這種交錯式時空結構的運用,將不同時空中的片段融合,把兩條具有內在聯系的線索按照特定的邏輯關系組合安排,以此推動“禍變”情節的發展和“人性”主題的表達。把一樁親情慘劇如何釀成的前因后果講得曲折扣人。
結語
在《思悼》所呈現的這場子欲弒父、父終殺子的悲劇中,在這場父不知子,子不知父的“禍變”里,英祖與世子最終都無法獲得對方的理解。在一切皆為社稷,一切皆向王權的政治環境里,生為天家父子,權力與親情注定不能兩全。
世子的一生過得不幸,這種不幸來源于他內心的追求與周遭環境的格格不入,加之他不肯妥協的執拗讓他最終在現實的銅墻鐵壁前撞得頭破血流。“標簽理論”指出,人一旦被有意義的他人貼上標簽,描述為偏差行為或犯罪者,他就逐漸自我修正,而成為偏差行為者或犯罪者。對世子而言,父親長期的冷漠、責罵、忌憚讓他產生了內心深重的恐懼與靈魂的撕裂,并最終以自我放逐的方式進行消極無力的抵抗。
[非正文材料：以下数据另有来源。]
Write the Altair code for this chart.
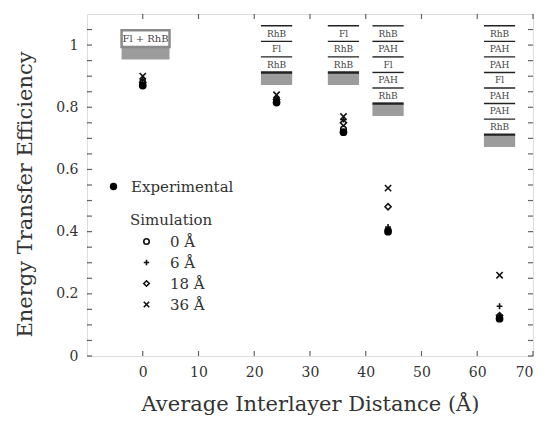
import altair as alt
import pandas as pd

# ---------------- data ----------------
distances = [0, 24, 36, 44, 64]
experimental = [0.87, 0.815, 0.72, 0.40, 0.12]
sim_0 = [0.88, 0.82, 0.73, 0.405, 0.125]
sim_6 = [0.89, 0.83, 0.76, 0.415, 0.16]
sim_18 = [0.88, 0.825, 0.75, 0.48, 0.13]
sim_36 = [0.90, 0.84, 0.77, 0.54, 0.26]
sim_labels = ["0 Å", "6 Å", "18 Å", "36 Å"]

x_tick_values = [0, 10, 20, 30, 40, 50, 60, 70]
y_label_values = [0, 0.2, 0.4, 0.6, 0.8, 1.0]
y_tick_values = [0, 0.05, 0.1, 0.15, 0.2, 0.25, 0.3, 0.35, 0.4, 0.45, 0.5,
                 0.55, 0.6, 0.65, 0.7, 0.75, 0.8, 0.85, 0.9, 0.95, 1.0, 1.05]

# layer-stack sketches above the clusters
stack_centers = [24, 36, 44, 64]
stack_layers = [
    ["RhB", "Fl", "RhB"],
    ["Fl", "RhB", "RhB"],
    ["RhB", "PAH", "Fl", "PAH", "RhB"],
    ["RhB", "PAH", "PAH", "Fl", "PAH", "PAH", "RhB"],
]
stack_top = 1.062
layer_h = 0.05
stack_half = 2.8
substrate_h = 0.04

mixed_label = "Fl + RhB"
mixed_x = [-3.8, 4.8]
mixed_y = [1.048, 0.994]

FONT = "DejaVu Serif"
W, H = 446, 342

xs = alt.Scale(domain=[-10, 70], nice=False, zero=False)
ys = alt.Scale(domain=[0, 1.1], nice=False, zero=False)

# ---------------- tables ----------------
exp_df = pd.DataFrame({"d": distances, "eff": experimental, "series": "Experimental"})
sim_rows = []
for lab, vals in zip(sim_labels, [sim_0, sim_6, sim_18, sim_36]):
    for d, v in zip(distances, vals):
        sim_rows.append({"d": d, "eff": v, "series": lab})
sim_df = pd.DataFrame(sim_rows)

text_rows, line_rows, sub_rows = [], [], []
for cx, layers in zip(stack_centers, stack_layers):
    line_rows.append({"x0": cx - stack_half, "x1": cx + stack_half, "y": stack_top, "w": 1.4})
    for i, lab in enumerate(layers):
        yc = stack_top - (i + 0.5) * layer_h
        text_rows.append({"x": cx, "y": yc, "t": lab})
        yb = stack_top - (i + 1) * layer_h
        line_rows.append({"x0": cx - stack_half, "x1": cx + stack_half, "y": yb,
                          "w": 2.4 if i == len(layers) - 1 else 1.4})
    ybot = stack_top - len(layers) * layer_h
    sub_rows.append({"x0": cx - stack_half, "x1": cx + stack_half, "y0": ybot, "y1": ybot - substrate_h})
sub_rows.append({"x0": mixed_x[0], "x1": mixed_x[1], "y0": mixed_y[1], "y1": mixed_y[1] - substrate_h})
text_df = pd.DataFrame(text_rows)
line_df = pd.DataFrame(line_rows)
sub_df = pd.DataFrame(sub_rows)
mixed_df = pd.DataFrame({"x0": [mixed_x[0]], "x1": [mixed_x[1]], "y0": [mixed_y[0]], "y1": [mixed_y[1]],
                         "xc": [(mixed_x[0] + mixed_x[1]) / 2], "yc": [(mixed_y[0] + mixed_y[1]) / 2],
                         "t": [mixed_label]})

# ---------------- layers ----------------
x_axis = alt.Axis(values=x_tick_values, ticks=False, domain=False, grid=False,
                  labelFont=FONT, labelFontSize=14, labelColor="#333", labelPadding=9,
                  title="Average Interlayer Distance (Å)", titleFont=FONT, titleFontSize=21,
                  titleFontWeight="normal", titleColor="#333", titlePadding=14)
y_axis = alt.Axis(values=y_label_values, ticks=False, domain=False, grid=False, format="~g",
                  labelFont=FONT, labelFontSize=14, labelColor="#333", labelPadding=9,
                  title="Energy Transfer Efficiency", titleFont=FONT, titleFontSize=21,
                  titleFontWeight="normal", titleColor="#333", titlePadding=20, titleY=180)

substrate = alt.Chart(sub_df).mark_rect(color="#9c9c9c").encode(
    x=alt.X("x0:Q", scale=xs, axis=x_axis), x2="x1", y=alt.Y("y0:Q", scale=ys, axis=y_axis), y2="y1")

mixed_box = alt.Chart(mixed_df).mark_rect(fill="white", stroke="#8a8a8a", strokeWidth=2.5).encode(
    x=alt.X("x0:Q", scale=xs), x2="x1", y=alt.Y("y0:Q", scale=ys), y2="y1")
mixed_text = alt.Chart(mixed_df).mark_text(font=FONT, fontSize=10, color="#444").encode(
    x=alt.X("xc:Q", scale=xs), y=alt.Y("yc:Q", scale=ys), text="t:N")

lines = alt.Chart(line_df).mark_rule(color="#222").encode(
    x=alt.X("x0:Q", scale=xs), x2="x1", y=alt.Y("y:Q", scale=ys),
    strokeWidth=alt.StrokeWidth("w:Q", scale=None, legend=None))
labels = alt.Chart(text_df).mark_text(font=FONT, fontSize=9, color="#444").encode(
    x=alt.X("x:Q", scale=xs), y=alt.Y("y:Q", scale=ys), text="t:N")

x_path = "M-1,-1L1,1M-1,1L1,-1"
plus_path = "M-1,0L1,0M0,-1L0,1"
sims = alt.Chart(sim_df).mark_point(filled=False, strokeWidth=1.6, color="#111", opacity=1).encode(
    x=alt.X("d:Q", scale=xs), y=alt.Y("eff:Q", scale=ys),
    shape=alt.Shape("series:N", scale=alt.Scale(domain=sim_labels,
                                                range=["circle", plus_path, "diamond", x_path]),
                    legend=alt.Legend(orient="none", legendX=43, legendY=199, title="Simulation",
                                      titleFont=FONT, titleFontSize=15, titleFontWeight="normal",
                                      titleColor="#333", titlePadding=6, labelFont=FONT,
                                      labelFontSize=15, labelColor="#333", labelOffset=16,
                                      symbolOffset=9, symbolSize=30, symbolStrokeColor="#111",
                                      symbolStrokeWidth=1.6, rowPadding=5, padding=0)),
    size=alt.Size("series:N", scale=alt.Scale(domain=sim_labels, range=[30, 40, 32, 45]), legend=None),
)

exp = alt.Chart(exp_df).mark_point(filled=True, shape="circle", size=60, opacity=1).encode(
    x=alt.X("d:Q", scale=xs), y=alt.Y("eff:Q", scale=ys),
    color=alt.Color("series:N", scale=alt.Scale(domain=["Experimental"], range=["black"]),
                    legend=alt.Legend(orient="none", legendX=19, legendY=165, title=None,
                                      labelFont=FONT, labelFontSize=15, labelColor="#333",
                                      labelOffset=10, symbolSize=55, padding=0)),
)

# inward ticks on all four sides
ytick_df = pd.DataFrame({"v": y_tick_values})
xtick_df = pd.DataFrame({"v": x_tick_values})
tick_style = dict(color="#222", thickness=1.2, size=5)
left_ticks = alt.Chart(ytick_df).mark_tick(orient="horizontal", **tick_style).encode(
    y=alt.Y("v:Q", scale=ys), x=alt.value(2.5))
right_ticks = alt.Chart(ytick_df).mark_tick(orient="horizontal", **tick_style).encode(
    y=alt.Y("v:Q", scale=ys), x=alt.value(W - 2.5))
bottom_ticks = alt.Chart(xtick_df).mark_tick(orient="vertical", **tick_style).encode(
    x=alt.X("v:Q", scale=xs), y=alt.value(H - 2.5))
top_ticks = alt.Chart(xtick_df).mark_tick(orient="vertical", **tick_style).encode(
    x=alt.X("v:Q", scale=xs), y=alt.value(2.5))

chart = alt.layer(
    substrate, mixed_box, mixed_text, lines, labels, sims, exp,
    left_ticks, right_ticks, bottom_ticks, top_ticks,
).resolve_legend(color="independent", shape="independent").properties(
    width=W, height=H,
    autosize=alt.AutoSizeParams(type="none"),
    padding={"left": 79, "top": 6, "right": 5, "bottom": 65},
).configure_view(stroke="#222", strokeWidth=1.5).configure(background="white")

chart.save("out.html", embed_options={"renderer": "svg", "actions": False})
既為“禍變”,則無贏家。這對父子的命運始終休戚相關,那是他們共同的苦難與哀慟。這部影片里展現的不僅是權力游戲之下成王敗寇的歷史結局與兩敗俱傷,而是人性的抗爭和堅持、生命的脆弱與強大、精神的自由與負荷。在歷史的宏大敘事背景之下,人與環境的抗爭共生、希望與現實的碰撞沖突、交織復雜的非凡人性,始終是永不過時的話題。
參考文獻:
[1]百度知道.幫我解析一下《肖申克的救贖》[EB/OL].(2013-07-31)[2013-08-01]http://zhidao.baidu.com/link?url=r1oqFKm8KLhu8JAJZQRcA9TNCztmtq0O9m8Q2iwRypTRBwaeLzgbVR5iys9-ZGniA18O_2_5qYA3OJLkycpbNq.
[2]阿甘.《思悼》:一曲人性哀歌[N].北京日報,2015-12-10(18).